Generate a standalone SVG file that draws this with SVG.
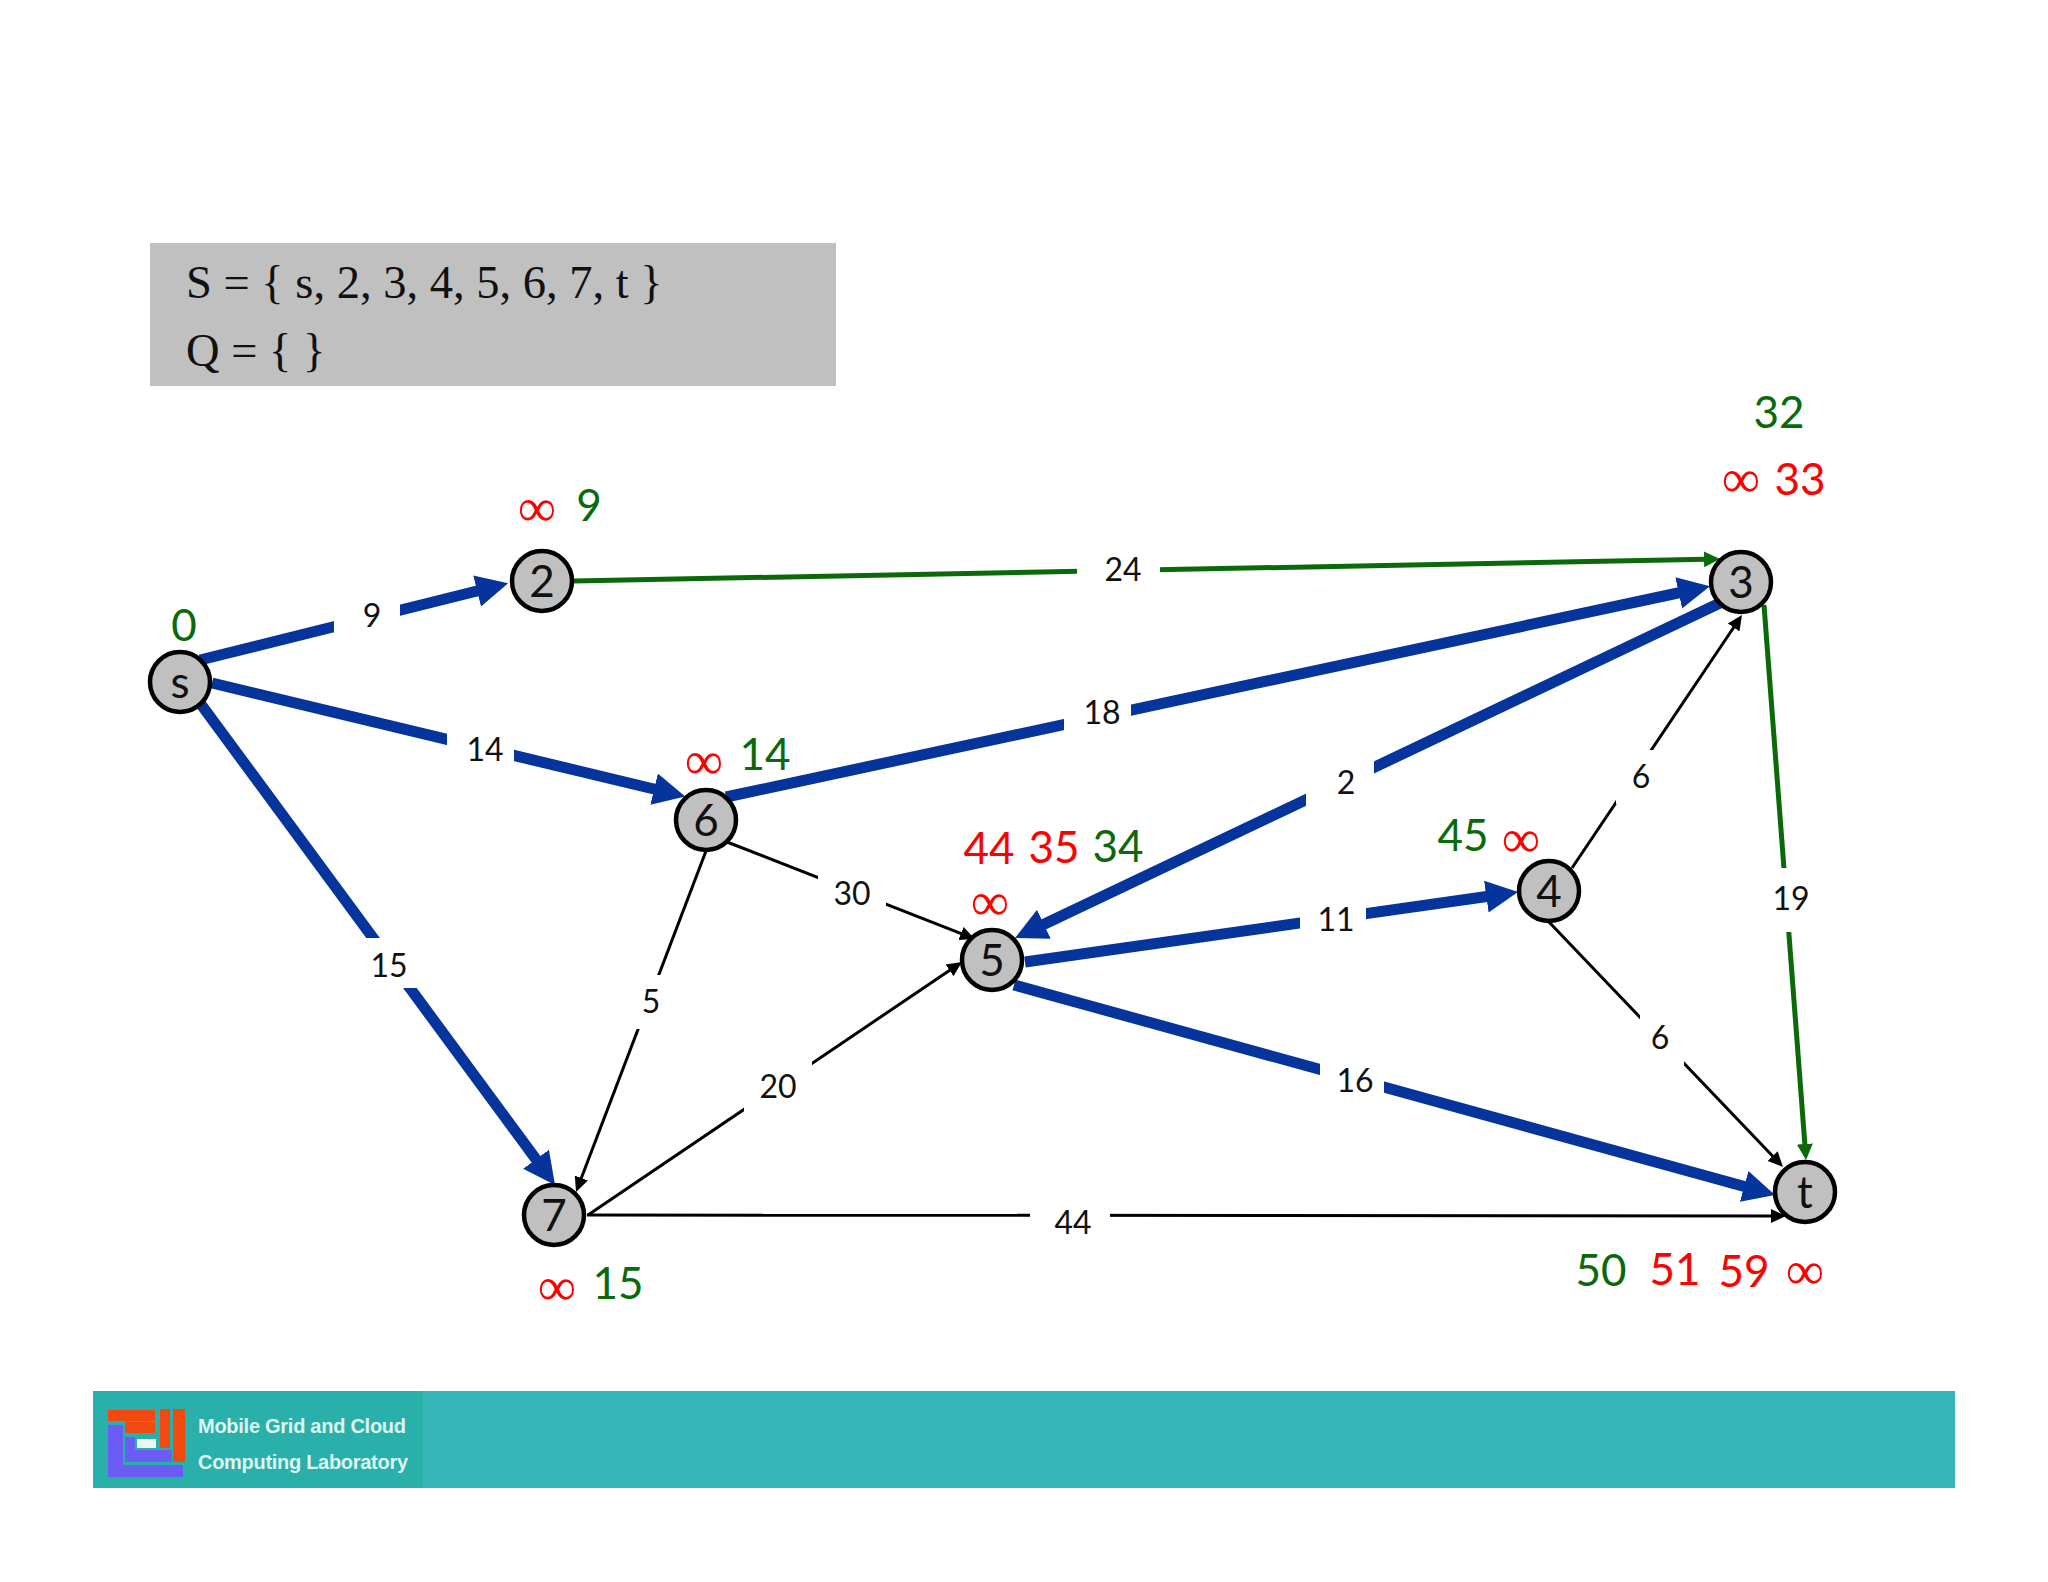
<svg xmlns="http://www.w3.org/2000/svg" width="2048" height="1582" viewBox="0 0 2048 1582">
<style>
.n{fill:#c0c0c0;stroke:#000;stroke-width:4.5}
.nt{font:44px "Lato","Noto Sans",sans-serif;fill:#111;text-anchor:middle}
.lb{font:32px "Lato","Noto Sans",sans-serif;fill:#111;text-anchor:middle}
.g{font:44px "Lato","Noto Sans",sans-serif;fill:#0a6a0a;text-anchor:middle}
.r{font:44px "Lato","Noto Sans",sans-serif;fill:#f00;text-anchor:middle}
.inf{font:54px "Liberation Serif",serif;fill:#f00;text-anchor:middle}
.blue{stroke:#04349c;stroke-width:11;fill:none;marker-end:url(#ab)}
.green{stroke:#0a6a0a;stroke-width:5;fill:none;marker-end:url(#ag)}
.black{stroke:#000;stroke-width:3;fill:none;marker-end:url(#ak)}
.w{fill:#fff}
.set{font:46.5px "Liberation Serif",serif;fill:#111}
.lg{font:bold 20px "Liberation Sans",sans-serif;fill:#dff5f0}
</style>
<defs>
<marker id="ab" markerUnits="userSpaceOnUse" markerWidth="34" markerHeight="34" refX="4" refY="17" orient="auto"><path d="M0 1L32 17L0 33Z" fill="#04349c"/></marker>
<marker id="ag" markerUnits="userSpaceOnUse" markerWidth="18" markerHeight="18" refX="2" refY="9" orient="auto"><path d="M0 1L16 9L0 17Z" fill="#0a6a0a"/></marker>
<marker id="ak" markerUnits="userSpaceOnUse" markerWidth="18" markerHeight="18" refX="3" refY="9" orient="auto"><path d="M0 2L15 9L0 16Z" fill="#000"/></marker>
</defs>
<rect width="2048" height="1582" fill="#fff"/>
<g id="set-box"><rect x="150" y="243" width="686" height="143" fill="#c0c0c0"/>
<text class="set" x="186" y="298">S = { s, 2, 3, 4, 5, 6, 7, t }</text>
<text class="set" x="186" y="366">Q = { }</text></g>
<g id="connectors">
<line class="blue" x1="200" y1="660" x2="481" y2="590"/>
<line class="blue" x1="212" y1="683" x2="658" y2="790"/>
<line class="blue" x1="200" y1="703" x2="538.4" y2="1162.5"/>
<line class="blue" x1="726" y1="797" x2="1682.6" y2="592"/>
<line class="blue" x1="1720" y1="603" x2="1040.3" y2="926"/>
<line class="blue" x1="1025" y1="962" x2="1490.3" y2="896"/>
<line class="blue" x1="1014" y1="985" x2="1748" y2="1187.5"/>
<line class="green" x1="574" y1="581" x2="1706" y2="559.3"/>
<line class="green" x1="1764" y1="605" x2="1805" y2="1146"/>
<line class="black" x1="1572" y1="868" x2="1735.3" y2="625"/>
<line class="black" x1="1549" y1="922" x2="1774.7" y2="1158.3"/>
<line class="black" x1="727" y1="842" x2="963.8" y2="934.6"/>
<line class="black" x1="706" y1="851" x2="580.3" y2="1180.8"/>
<line class="black" x1="588" y1="1215" x2="952" y2="968.7"/>
<line class="black" x1="587" y1="1215" x2="1774" y2="1216"/>
</g>
<g id="edge-labels">
<rect class="w" x="334" y="590" width="66" height="54"/><text class="lb" x="372" y="627">9</text>
<rect class="w" x="447" y="723" width="67" height="54"/><text class="lb" x="485" y="761">14</text>
<rect class="w" x="356" y="938" width="66" height="50"/><text class="lb" x="389" y="977">15</text>
<rect class="w" x="1077" y="543" width="83" height="54"/><text class="lb" x="1123" y="581">24</text>
<rect class="w" x="1064" y="685" width="67" height="54"/><text class="lb" x="1102" y="724">18</text>
<rect class="w" x="1306" y="756" width="68" height="54"/><text class="lb" x="1346" y="794">2</text>
<rect class="w" x="1616" y="750" width="50" height="54"/><text class="lb" x="1641" y="788">6</text>
<rect class="w" x="1300" y="893" width="66" height="54"/><text class="lb" x="1336" y="931">11</text>
<rect class="w" x="818" y="866" width="68" height="54"/><text class="lb" x="852" y="905">30</text>
<rect class="w" x="630" y="975" width="42" height="54"/><text class="lb" x="651" y="1013">5</text>
<rect class="w" x="744" y="1059" width="68" height="54"/><text class="lb" x="778" y="1098">20</text>
<rect class="w" x="1320" y="1054" width="64" height="54"/><text class="lb" x="1355" y="1092">16</text>
<rect class="w" x="1030" y="1195" width="80" height="54"/><text class="lb" x="1073" y="1234">44</text>
<rect class="w" x="1640" y="1011" width="44" height="54"/><text class="lb" x="1660" y="1049">6</text>
<rect class="w" x="1768" y="868" width="48" height="64"/><text class="lb" x="1791" y="910">19</text>
</g>
<g id="node-s"><circle class="n" cx="180" cy="682" r="30"/><text class="nt" x="180" y="698">s</text></g>
<g id="node-2"><circle class="n" cx="542" cy="581" r="30"/><text class="nt" x="542" y="597">2</text></g>
<g id="node-3"><circle class="n" cx="1741" cy="582" r="30"/><text class="nt" x="1741" y="598">3</text></g>
<g id="node-4"><circle class="n" cx="1549" cy="891" r="30"/><text class="nt" x="1549" y="907">4</text></g>
<g id="node-5"><circle class="n" cx="992" cy="960" r="30"/><text class="nt" x="992" y="976">5</text></g>
<g id="node-6"><circle class="n" cx="706" cy="820" r="30"/><text class="nt" x="706" y="836">6</text></g>
<g id="node-7"><circle class="n" cx="554" cy="1215" r="30"/><text class="nt" x="554" y="1231">7</text></g>
<g id="node-t"><circle class="n" cx="1805" cy="1192" r="30"/><text class="nt" x="1805" y="1208">t</text></g>
<g id="distances">
<text class="g" x="184" y="641">0</text>
<text class="inf" x="537" y="526">∞</text><text class="g" x="589" y="521">9</text>
<text class="inf" x="704" y="779">∞</text><text class="g" x="765" y="770">14</text>
<text class="r" x="989" y="864">44</text><text class="r" x="1054" y="863">35</text><text class="g" x="1118" y="862">34</text>
<text class="inf" x="990" y="920">∞</text>
<text class="g" x="1463" y="851">45</text><text class="inf" x="1521" y="857">∞</text>
<text class="g" x="1779" y="428">32</text>
<text class="inf" x="1741" y="497">∞</text><text class="r" x="1800" y="495">33</text>
<text class="inf" x="557" y="1305">∞</text><text class="g" x="618" y="1299">15</text>
<text class="g" x="1601" y="1286">50</text><text class="r" x="1675" y="1285">51</text><text class="r" x="1744" y="1287">59</text><text class="inf" x="1805" y="1289">∞</text>
</g>
<g id="footer">
<rect x="93" y="1391" width="1862" height="97" fill="#35b5b8"/>
<rect x="93" y="1391" width="330" height="97" fill="#2ab0aa"/>
<g fill="#6a5cf5"><rect x="108" y="1425" width="15" height="52"/><rect x="108" y="1465" width="75" height="12"/><rect x="125" y="1437" width="10" height="25"/><rect x="125" y="1450" width="47" height="12"/></g>
<g fill="#f04a10"><rect x="108" y="1410" width="47" height="11"/><rect x="125" y="1422" width="30" height="11"/><rect x="160" y="1409" width="10" height="39"/><rect x="173" y="1409" width="12" height="53"/></g>
<rect x="137" y="1439" width="19" height="9" fill="#eef6f0"/>
<text class="lg" x="198" y="1433" textLength="208">Mobile Grid and Cloud</text>
<text class="lg" x="198" y="1469" textLength="210">Computing Laboratory</text>
</g>
</svg>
++++
● Aim
Quote the listing above in full, except for the pictures.

● Task result
Generate a standalone SVG file that draws this with SVG.
<svg xmlns="http://www.w3.org/2000/svg" width="2048" height="1582" viewBox="0 0 2048 1582">
<style>
.n{fill:#c0c0c0;stroke:#000;stroke-width:4.5}
.nt{font:44px "Lato","Noto Sans",sans-serif;fill:#111;text-anchor:middle}
.lb{font:32px "Lato","Noto Sans",sans-serif;fill:#111;text-anchor:middle}
.g{font:44px "Lato","Noto Sans",sans-serif;fill:#0a6a0a;text-anchor:middle}
.r{font:44px "Lato","Noto Sans",sans-serif;fill:#f00;text-anchor:middle}
.inf{font:54px "Liberation Serif",serif;fill:#f00;text-anchor:middle}
.blue{stroke:#04349c;stroke-width:11;fill:none;marker-end:url(#ab)}
.green{stroke:#0a6a0a;stroke-width:5;fill:none;marker-end:url(#ag)}
.black{stroke:#000;stroke-width:3;fill:none;marker-end:url(#ak)}
.w{fill:#fff}
.set{font:46.5px "Liberation Serif",serif;fill:#111}
.lg{font:bold 20px "Liberation Sans",sans-serif;fill:#dff5f0}
</style>
<defs>
<marker id="ab" markerUnits="userSpaceOnUse" markerWidth="34" markerHeight="34" refX="4" refY="17" orient="auto"><path d="M0 1L32 17L0 33Z" fill="#04349c"/></marker>
<marker id="ag" markerUnits="userSpaceOnUse" markerWidth="18" markerHeight="18" refX="2" refY="9" orient="auto"><path d="M0 1L16 9L0 17Z" fill="#0a6a0a"/></marker>
<marker id="ak" markerUnits="userSpaceOnUse" markerWidth="18" markerHeight="18" refX="3" refY="9" orient="auto"><path d="M0 2L15 9L0 16Z" fill="#000"/></marker>
</defs>
<rect width="2048" height="1582" fill="#fff"/>
<g id="set-box"><rect x="150" y="243" width="686" height="143" fill="#c0c0c0"/>
<text class="set" x="186" y="298">S = { s, 2, 3, 4, 5, 6, 7, t }</text>
<text class="set" x="186" y="366">Q = { }</text></g>
<g id="connectors">
<line class="blue" x1="200" y1="660" x2="481" y2="590"/>
<line class="blue" x1="212" y1="683" x2="658" y2="790"/>
<line class="blue" x1="200" y1="703" x2="538.4" y2="1162.5"/>
<line class="blue" x1="726" y1="797" x2="1682.6" y2="592"/>
<line class="blue" x1="1720" y1="603" x2="1040.3" y2="926"/>
<line class="blue" x1="1025" y1="962" x2="1490.3" y2="896"/>
<line class="blue" x1="1014" y1="985" x2="1748" y2="1187.5"/>
<line class="green" x1="574" y1="581" x2="1706" y2="559.3"/>
<line class="green" x1="1764" y1="605" x2="1805" y2="1146"/>
<line class="black" x1="1572" y1="868" x2="1735.3" y2="625"/>
<line class="black" x1="1549" y1="922" x2="1774.7" y2="1158.3"/>
<line class="black" x1="727" y1="842" x2="963.8" y2="934.6"/>
<line class="black" x1="706" y1="851" x2="580.3" y2="1180.8"/>
<line class="black" x1="588" y1="1215" x2="952" y2="968.7"/>
<line class="black" x1="587" y1="1215" x2="1774" y2="1216"/>
</g>
<g id="edge-labels">
<rect class="w" x="334" y="590" width="66" height="54"/><text class="lb" x="372" y="627">9</text>
<rect class="w" x="447" y="723" width="67" height="54"/><text class="lb" x="485" y="761">14</text>
<rect class="w" x="356" y="938" width="66" height="50"/><text class="lb" x="389" y="977">15</text>
<rect class="w" x="1077" y="543" width="83" height="54"/><text class="lb" x="1123" y="581">24</text>
<rect class="w" x="1064" y="685" width="67" height="54"/><text class="lb" x="1102" y="724">18</text>
<rect class="w" x="1306" y="756" width="68" height="54"/><text class="lb" x="1346" y="794">2</text>
<rect class="w" x="1616" y="750" width="50" height="54"/><text class="lb" x="1641" y="788">6</text>
<rect class="w" x="1300" y="893" width="66" height="54"/><text class="lb" x="1336" y="931">11</text>
<rect class="w" x="818" y="866" width="68" height="54"/><text class="lb" x="852" y="905">30</text>
<rect class="w" x="630" y="975" width="42" height="54"/><text class="lb" x="651" y="1013">5</text>
<rect class="w" x="744" y="1059" width="68" height="54"/><text class="lb" x="778" y="1098">20</text>
<rect class="w" x="1320" y="1054" width="64" height="54"/><text class="lb" x="1355" y="1092">16</text>
<rect class="w" x="1030" y="1195" width="80" height="54"/><text class="lb" x="1073" y="1234">44</text>
<rect class="w" x="1640" y="1011" width="44" height="54"/><text class="lb" x="1660" y="1049">6</text>
<rect class="w" x="1768" y="868" width="48" height="64"/><text class="lb" x="1791" y="910">19</text>
</g>
<g id="node-s"><circle class="n" cx="180" cy="682" r="30"/><text class="nt" x="180" y="698">s</text></g>
<g id="node-2"><circle class="n" cx="542" cy="581" r="30"/><text class="nt" x="542" y="597">2</text></g>
<g id="node-3"><circle class="n" cx="1741" cy="582" r="30"/><text class="nt" x="1741" y="598">3</text></g>
<g id="node-4"><circle class="n" cx="1549" cy="891" r="30"/><text class="nt" x="1549" y="907">4</text></g>
<g id="node-5"><circle class="n" cx="992" cy="960" r="30"/><text class="nt" x="992" y="976">5</text></g>
<g id="node-6"><circle class="n" cx="706" cy="820" r="30"/><text class="nt" x="706" y="836">6</text></g>
<g id="node-7"><circle class="n" cx="554" cy="1215" r="30"/><text class="nt" x="554" y="1231">7</text></g>
<g id="node-t"><circle class="n" cx="1805" cy="1192" r="30"/><text class="nt" x="1805" y="1208">t</text></g>
<g id="distances">
<text class="g" x="184" y="641">0</text>
<text class="inf" x="537" y="526">∞</text><text class="g" x="589" y="521">9</text>
<text class="inf" x="704" y="779">∞</text><text class="g" x="765" y="770">14</text>
<text class="r" x="989" y="864">44</text><text class="r" x="1054" y="863">35</text><text class="g" x="1118" y="862">34</text>
<text class="inf" x="990" y="920">∞</text>
<text class="g" x="1463" y="851">45</text><text class="inf" x="1521" y="857">∞</text>
<text class="g" x="1779" y="428">32</text>
<text class="inf" x="1741" y="497">∞</text><text class="r" x="1800" y="495">33</text>
<text class="inf" x="557" y="1305">∞</text><text class="g" x="618" y="1299">15</text>
<text class="g" x="1601" y="1286">50</text><text class="r" x="1675" y="1285">51</text><text class="r" x="1744" y="1287">59</text><text class="inf" x="1805" y="1289">∞</text>
</g>
<g id="footer">
<rect x="93" y="1391" width="1862" height="97" fill="#35b5b8"/>
<rect x="93" y="1391" width="330" height="97" fill="#2ab0aa"/>
<g fill="#6a5cf5"><rect x="108" y="1425" width="15" height="52"/><rect x="108" y="1465" width="75" height="12"/><rect x="125" y="1437" width="10" height="25"/><rect x="125" y="1450" width="47" height="12"/></g>
<g fill="#f04a10"><rect x="108" y="1410" width="47" height="11"/><rect x="125" y="1422" width="30" height="11"/><rect x="160" y="1409" width="10" height="39"/><rect x="173" y="1409" width="12" height="53"/></g>
<rect x="137" y="1439" width="19" height="9" fill="#eef6f0"/>
<text class="lg" x="198" y="1433" textLength="208">Mobile Grid and Cloud</text>
<text class="lg" x="198" y="1469" textLength="210">Computing Laboratory</text>
</g>
</svg>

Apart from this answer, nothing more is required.